**WHAT TO PRODUCE:**
Copy out all the lines where "that" shows up.
─── EXCERPTED DATA ───
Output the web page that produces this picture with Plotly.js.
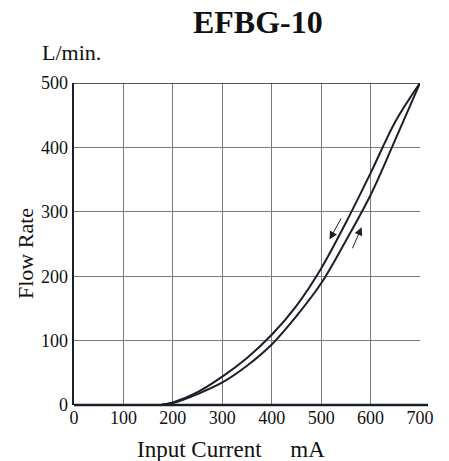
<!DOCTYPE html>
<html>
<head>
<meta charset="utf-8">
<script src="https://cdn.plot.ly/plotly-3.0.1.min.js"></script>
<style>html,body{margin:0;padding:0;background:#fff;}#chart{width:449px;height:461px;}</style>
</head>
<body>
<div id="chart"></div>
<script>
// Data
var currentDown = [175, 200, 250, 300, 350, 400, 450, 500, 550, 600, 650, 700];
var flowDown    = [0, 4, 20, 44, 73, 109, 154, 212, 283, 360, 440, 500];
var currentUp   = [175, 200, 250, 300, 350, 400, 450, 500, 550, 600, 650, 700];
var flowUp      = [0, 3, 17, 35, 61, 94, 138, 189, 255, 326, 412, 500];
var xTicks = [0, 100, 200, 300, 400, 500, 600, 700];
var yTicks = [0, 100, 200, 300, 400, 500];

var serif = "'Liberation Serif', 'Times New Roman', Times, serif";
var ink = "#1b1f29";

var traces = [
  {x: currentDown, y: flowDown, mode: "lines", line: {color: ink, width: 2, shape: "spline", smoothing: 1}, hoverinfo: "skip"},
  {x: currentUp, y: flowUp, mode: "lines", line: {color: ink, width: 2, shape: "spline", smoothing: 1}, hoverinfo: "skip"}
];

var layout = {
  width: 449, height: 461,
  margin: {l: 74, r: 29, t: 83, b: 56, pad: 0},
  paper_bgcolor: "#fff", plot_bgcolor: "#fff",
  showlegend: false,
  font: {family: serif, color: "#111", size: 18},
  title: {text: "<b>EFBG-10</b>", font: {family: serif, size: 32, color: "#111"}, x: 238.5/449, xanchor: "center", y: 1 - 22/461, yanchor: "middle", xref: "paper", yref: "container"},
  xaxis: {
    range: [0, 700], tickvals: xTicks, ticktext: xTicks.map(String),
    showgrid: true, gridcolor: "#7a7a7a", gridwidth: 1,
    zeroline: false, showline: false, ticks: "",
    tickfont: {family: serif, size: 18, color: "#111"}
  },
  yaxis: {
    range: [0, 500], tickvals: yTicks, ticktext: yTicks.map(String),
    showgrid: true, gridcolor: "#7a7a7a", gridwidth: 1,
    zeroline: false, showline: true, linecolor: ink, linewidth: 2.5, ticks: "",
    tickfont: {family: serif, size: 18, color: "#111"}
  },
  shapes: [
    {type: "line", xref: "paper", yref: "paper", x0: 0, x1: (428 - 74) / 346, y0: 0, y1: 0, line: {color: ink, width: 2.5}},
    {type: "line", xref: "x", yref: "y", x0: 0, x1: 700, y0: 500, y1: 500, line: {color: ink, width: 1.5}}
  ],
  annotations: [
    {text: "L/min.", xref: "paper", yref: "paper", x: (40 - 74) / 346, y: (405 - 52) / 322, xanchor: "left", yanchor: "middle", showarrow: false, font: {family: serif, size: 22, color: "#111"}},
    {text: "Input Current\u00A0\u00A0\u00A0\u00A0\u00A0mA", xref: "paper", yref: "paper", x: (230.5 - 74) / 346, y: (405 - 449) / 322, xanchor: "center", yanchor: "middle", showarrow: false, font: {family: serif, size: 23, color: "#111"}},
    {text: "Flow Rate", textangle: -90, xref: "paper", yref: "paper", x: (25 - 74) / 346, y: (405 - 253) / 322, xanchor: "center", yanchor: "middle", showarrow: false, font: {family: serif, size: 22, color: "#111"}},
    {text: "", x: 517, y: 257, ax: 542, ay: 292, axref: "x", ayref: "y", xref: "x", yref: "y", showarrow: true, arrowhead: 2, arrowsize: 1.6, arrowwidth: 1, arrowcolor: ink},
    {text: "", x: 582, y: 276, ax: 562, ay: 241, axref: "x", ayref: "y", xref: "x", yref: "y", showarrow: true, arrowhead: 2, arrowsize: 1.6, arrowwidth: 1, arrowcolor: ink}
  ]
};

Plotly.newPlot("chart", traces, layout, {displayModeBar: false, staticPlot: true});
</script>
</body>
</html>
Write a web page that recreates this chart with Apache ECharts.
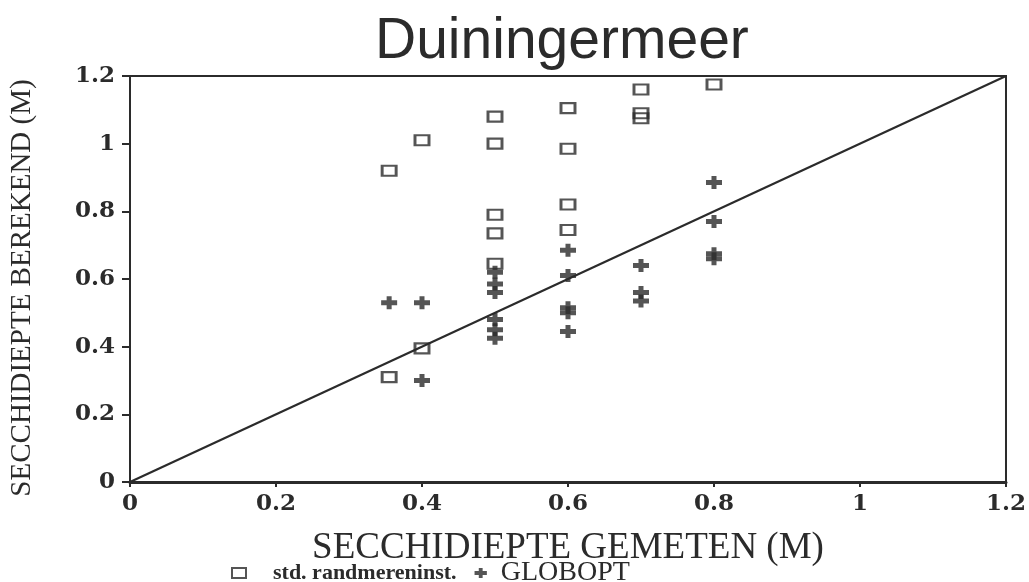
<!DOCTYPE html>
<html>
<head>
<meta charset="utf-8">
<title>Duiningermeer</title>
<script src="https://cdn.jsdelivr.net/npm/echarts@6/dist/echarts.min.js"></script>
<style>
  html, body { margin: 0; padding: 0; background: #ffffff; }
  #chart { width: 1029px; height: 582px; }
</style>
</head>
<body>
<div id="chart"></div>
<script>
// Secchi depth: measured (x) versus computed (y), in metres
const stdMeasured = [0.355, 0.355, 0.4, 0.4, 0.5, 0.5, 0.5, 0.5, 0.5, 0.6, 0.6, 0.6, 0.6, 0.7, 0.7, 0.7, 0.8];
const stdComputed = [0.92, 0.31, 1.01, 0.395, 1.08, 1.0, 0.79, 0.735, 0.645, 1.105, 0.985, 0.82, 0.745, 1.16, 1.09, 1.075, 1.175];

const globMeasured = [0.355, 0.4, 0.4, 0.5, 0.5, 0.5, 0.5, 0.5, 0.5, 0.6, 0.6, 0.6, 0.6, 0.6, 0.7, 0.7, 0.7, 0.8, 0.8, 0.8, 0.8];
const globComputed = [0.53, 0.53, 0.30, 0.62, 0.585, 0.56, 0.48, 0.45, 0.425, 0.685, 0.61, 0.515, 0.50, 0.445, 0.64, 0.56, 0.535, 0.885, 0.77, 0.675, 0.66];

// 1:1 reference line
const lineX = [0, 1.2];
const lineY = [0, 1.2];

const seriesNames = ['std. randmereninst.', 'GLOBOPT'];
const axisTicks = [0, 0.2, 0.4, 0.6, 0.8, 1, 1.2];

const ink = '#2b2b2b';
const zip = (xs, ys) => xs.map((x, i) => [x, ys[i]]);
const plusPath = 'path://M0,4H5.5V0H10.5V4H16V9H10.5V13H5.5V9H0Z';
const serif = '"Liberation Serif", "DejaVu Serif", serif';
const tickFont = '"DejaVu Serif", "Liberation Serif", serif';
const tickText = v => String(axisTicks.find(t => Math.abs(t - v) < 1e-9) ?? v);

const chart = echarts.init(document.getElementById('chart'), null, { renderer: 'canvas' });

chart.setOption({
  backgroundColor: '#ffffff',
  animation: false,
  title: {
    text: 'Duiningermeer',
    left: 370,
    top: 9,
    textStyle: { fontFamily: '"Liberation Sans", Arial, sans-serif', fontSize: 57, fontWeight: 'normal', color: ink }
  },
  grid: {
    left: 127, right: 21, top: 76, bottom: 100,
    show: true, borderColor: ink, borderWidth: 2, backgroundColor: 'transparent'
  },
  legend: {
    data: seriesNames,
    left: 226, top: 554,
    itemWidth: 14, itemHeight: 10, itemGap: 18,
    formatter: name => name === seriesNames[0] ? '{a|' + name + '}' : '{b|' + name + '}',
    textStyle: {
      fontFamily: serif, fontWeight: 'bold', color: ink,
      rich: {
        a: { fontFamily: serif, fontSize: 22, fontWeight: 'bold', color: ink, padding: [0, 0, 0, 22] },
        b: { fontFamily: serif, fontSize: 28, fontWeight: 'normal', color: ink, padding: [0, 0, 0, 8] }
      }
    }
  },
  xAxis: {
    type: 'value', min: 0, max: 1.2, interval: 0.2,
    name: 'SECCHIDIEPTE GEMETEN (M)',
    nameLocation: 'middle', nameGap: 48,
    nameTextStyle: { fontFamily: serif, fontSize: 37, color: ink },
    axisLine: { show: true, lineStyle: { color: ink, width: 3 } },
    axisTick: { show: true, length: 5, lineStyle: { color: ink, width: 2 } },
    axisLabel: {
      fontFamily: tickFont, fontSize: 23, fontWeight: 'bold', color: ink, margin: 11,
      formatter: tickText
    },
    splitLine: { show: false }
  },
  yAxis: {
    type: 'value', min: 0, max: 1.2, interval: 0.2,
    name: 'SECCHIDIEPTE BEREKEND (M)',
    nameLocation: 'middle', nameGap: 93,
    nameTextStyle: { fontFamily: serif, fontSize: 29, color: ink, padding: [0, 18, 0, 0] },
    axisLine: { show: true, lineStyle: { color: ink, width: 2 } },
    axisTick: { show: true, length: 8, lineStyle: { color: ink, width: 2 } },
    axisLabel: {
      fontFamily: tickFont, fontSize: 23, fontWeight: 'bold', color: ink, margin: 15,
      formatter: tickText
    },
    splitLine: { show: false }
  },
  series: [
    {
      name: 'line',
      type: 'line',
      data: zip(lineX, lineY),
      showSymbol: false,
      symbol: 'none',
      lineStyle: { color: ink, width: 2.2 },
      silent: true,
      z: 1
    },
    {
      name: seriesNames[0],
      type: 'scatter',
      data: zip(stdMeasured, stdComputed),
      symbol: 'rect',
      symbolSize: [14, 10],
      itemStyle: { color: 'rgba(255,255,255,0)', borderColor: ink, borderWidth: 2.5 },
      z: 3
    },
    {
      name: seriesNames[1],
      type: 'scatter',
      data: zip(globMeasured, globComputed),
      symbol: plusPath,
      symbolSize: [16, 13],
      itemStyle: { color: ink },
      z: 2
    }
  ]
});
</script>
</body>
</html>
───
─── EXCERPTED DATA ───
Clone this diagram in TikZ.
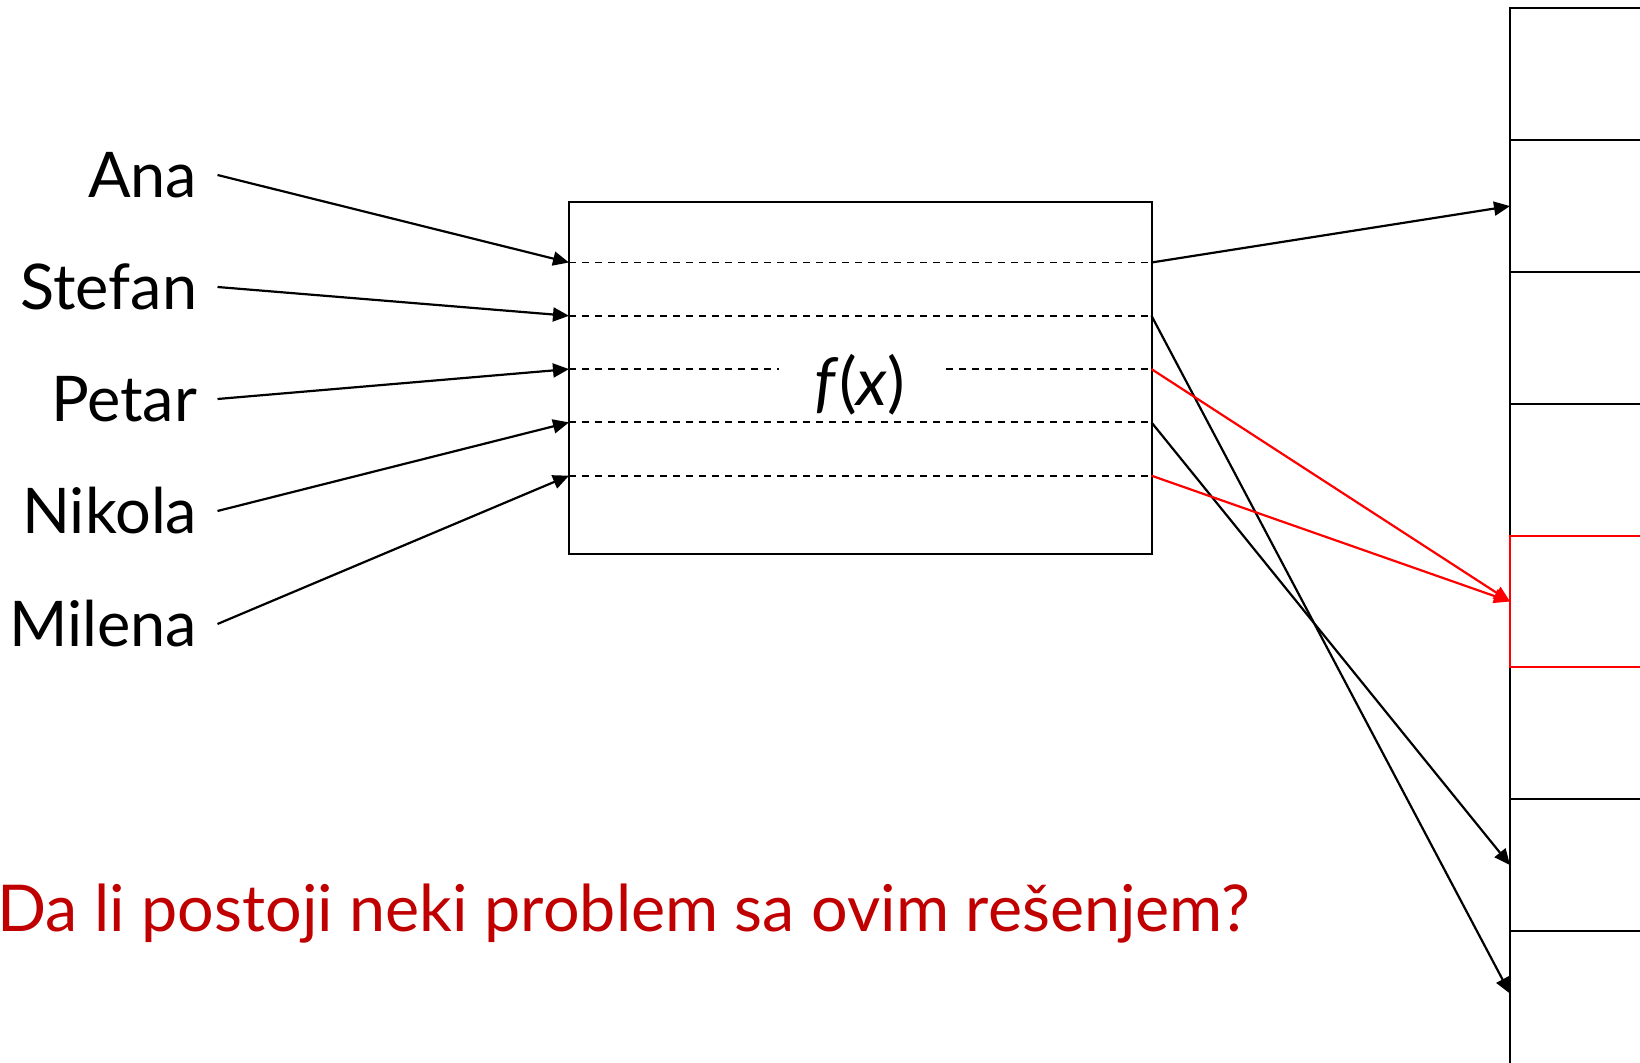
───
─── EXCERPTED DATA ───
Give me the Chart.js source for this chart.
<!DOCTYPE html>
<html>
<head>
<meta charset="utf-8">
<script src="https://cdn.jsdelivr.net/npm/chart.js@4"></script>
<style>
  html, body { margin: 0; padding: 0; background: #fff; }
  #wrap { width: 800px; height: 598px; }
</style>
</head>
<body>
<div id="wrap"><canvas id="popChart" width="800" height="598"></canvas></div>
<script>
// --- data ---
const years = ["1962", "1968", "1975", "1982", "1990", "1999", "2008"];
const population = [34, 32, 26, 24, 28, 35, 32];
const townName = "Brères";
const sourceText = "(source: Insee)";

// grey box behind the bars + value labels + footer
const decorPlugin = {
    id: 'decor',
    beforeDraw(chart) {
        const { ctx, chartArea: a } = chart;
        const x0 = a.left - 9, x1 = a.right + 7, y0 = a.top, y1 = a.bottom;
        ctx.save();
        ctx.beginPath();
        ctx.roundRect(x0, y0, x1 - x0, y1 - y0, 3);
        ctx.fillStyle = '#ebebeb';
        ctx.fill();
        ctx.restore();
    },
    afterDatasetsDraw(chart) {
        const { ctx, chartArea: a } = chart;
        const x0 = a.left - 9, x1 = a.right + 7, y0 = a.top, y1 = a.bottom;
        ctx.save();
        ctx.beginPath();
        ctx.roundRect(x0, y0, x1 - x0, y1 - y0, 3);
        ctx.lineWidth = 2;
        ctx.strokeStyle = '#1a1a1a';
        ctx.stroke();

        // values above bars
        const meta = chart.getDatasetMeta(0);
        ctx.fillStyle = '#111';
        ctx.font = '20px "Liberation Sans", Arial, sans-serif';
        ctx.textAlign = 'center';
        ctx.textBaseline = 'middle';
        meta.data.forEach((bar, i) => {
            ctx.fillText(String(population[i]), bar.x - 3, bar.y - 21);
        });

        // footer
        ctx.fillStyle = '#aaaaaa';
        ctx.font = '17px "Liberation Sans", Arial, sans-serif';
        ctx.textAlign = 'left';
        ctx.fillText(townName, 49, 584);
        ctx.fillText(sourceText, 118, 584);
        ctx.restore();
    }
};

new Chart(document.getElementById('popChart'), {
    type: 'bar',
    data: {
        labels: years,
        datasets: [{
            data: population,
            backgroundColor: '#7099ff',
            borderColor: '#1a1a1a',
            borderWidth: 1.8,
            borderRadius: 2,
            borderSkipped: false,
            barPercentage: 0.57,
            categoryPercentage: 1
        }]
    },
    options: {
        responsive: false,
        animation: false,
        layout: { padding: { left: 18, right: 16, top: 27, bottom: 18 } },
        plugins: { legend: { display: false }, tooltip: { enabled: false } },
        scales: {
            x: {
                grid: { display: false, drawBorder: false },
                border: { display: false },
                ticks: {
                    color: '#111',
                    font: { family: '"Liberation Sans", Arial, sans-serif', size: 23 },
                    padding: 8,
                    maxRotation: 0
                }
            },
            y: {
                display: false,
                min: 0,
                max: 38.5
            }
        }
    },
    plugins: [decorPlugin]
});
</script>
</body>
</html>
───
**REPLY:**
Output the web page that produces this picture with Plotly.js.
Write a web page that recreates this chart with Apache ECharts.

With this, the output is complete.